En droit administratif, il est d’usage de distinguer les illégalités externes, qui affectent les conditions d’édiction de l’acte (comme les vices de forme ou de procédure), et les illégalités internes, qui concernent son contenu (l'erreur de droit, l'erreur de fait, l'erreur manifeste d'appréciation, le détournement de pouvoir). Parmi les vices d’illégalité externe figure l’incompétence, qui touche au fondement même de la légalité de la décision. Elle peut justifier à elle seule l’annulation d’un acte administratif.
Une décision administrative ne peut être légalement prise que par une autorité compétente pour l’édicter. Cela suppose que l’auteur de l’acte ait reçu une habilitation légale ou réglementaire pour le faire. Il peut s’agir d’une compétence propre, ou d’une délégation de signature ou de pouvoir, à condition que cette délégation ait été légalement établie, publiée et respectée.
L’incompétence est souvent soulevée dans des cas où la décision est prise par délégation, sans que cette délégation ait été régulièrement établie ou publiée, ou lorsque l’acte a été pris en dehors du champ de cette délégation.
Le juge administratif peut, lorsqu’il constate que l’auteur de la décision contestée n’avait pas compétence pour l’édicter, annuler l’acte d’office, même si ce moyen n’a pas été expressément invoqué.
Dans les faits, il est cependant vivement recommandé de soulever ce moyen dès le recours, en particulier parce que l’administration n’est pas toujours en mesure de démontrer facilement la légalité de la délégation ou de la signature.
Vérifier la compétence de l’auteur de l’acte suppose un travail minutieux :
Identifier l’autorité signataire de la décision ;
Rechercher l’existence d’une délégation, sa légalité et sa publication ;
Vérifier la date de validité de la délégation ;
Analyser son contenu exact : la délégation permet-elle de signer l’acte concerné ? Le champ de la délégation est-il respecté ?
Il s’agit souvent d’un travail de fourmi, impliquant de consulter des arrêtés parfois mal publiés ou anciens. C’est précisément le rôle de l’avocat d’effectuer ces vérifications, qui peuvent conduire à l’annulation de la décision attaquée.

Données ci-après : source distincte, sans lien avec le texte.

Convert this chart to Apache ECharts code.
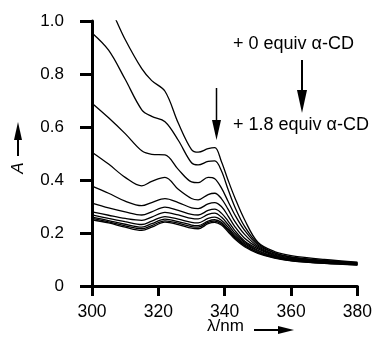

Au sein du cabinet, nous avons l’habitude de vérifier la compétence de l’auteur des décisions dans divers dossiers, notamment :
Contestation d’une décision de la DSAC à l’encontre d’un pilote ;
Contestation d’une sanction disciplinaire prononcée à l’encontre d’un étudiant en IFSI ;
Contestation de l’obligation de remboursement en cas de rupture d’engagement de servir.
Comme l’a rappelé une rapporteure publique :
« L’incompétence, réputée mère de tous les vices, parce qu’elle touche à la condition même de possibilité d’édiction de l’acte » (A. Bretonneau, conclusions sur CE, Ass., 18 mai 2018, Fédération des finances et des affaires économiques de la CFDT).
Contrairement à d’autres vices (comme certains vices de procédure), l’incompétence n’est pas régularisable a posteriori, sauf cas très exceptionnels. Elle conduit en principe à l’annulation pure et simple de la décision.
Radiation illégale d’un fonctionnaire de La Poste – Tribunal administratif de Bastia, 5 mai 2025
Un cadre de La Poste, placé en congé pour raison de santé, est radié des cadres pour abandon de poste. Or :
La mise en demeure préalable avait été signée par une responsable RH sans habilitation.
La décision de radiation avait été signée par un directeur exécutif ne disposant pas de délégation pour prendre une sanction aussi grave à l’égard d’un agent de sa catégorie.
Le tribunal a annulé la décision de radiation, aux seuls motifs d’incompétence des signataires.
(TA Bastia, 1ère ch., 5 mai 2025, n° 2301569)
Refus d’aide exceptionnelle à la région Occitanie – Tribunal administratif de Paris, 30 avril 2025
La région Occitanie avait été exclue d’un dispositif d’aide exceptionnelle aux autorités organisatrices de la mobilité, institué par un arrêté du ministre de la transition écologique.
Le tribunal a jugé que le ministre n’était pas compétent pour prendre un tel arrêté : la loi de finances ouvre des crédits, mais n’habilite pas le ministre à édicter seul les règles d’attribution de l’aide.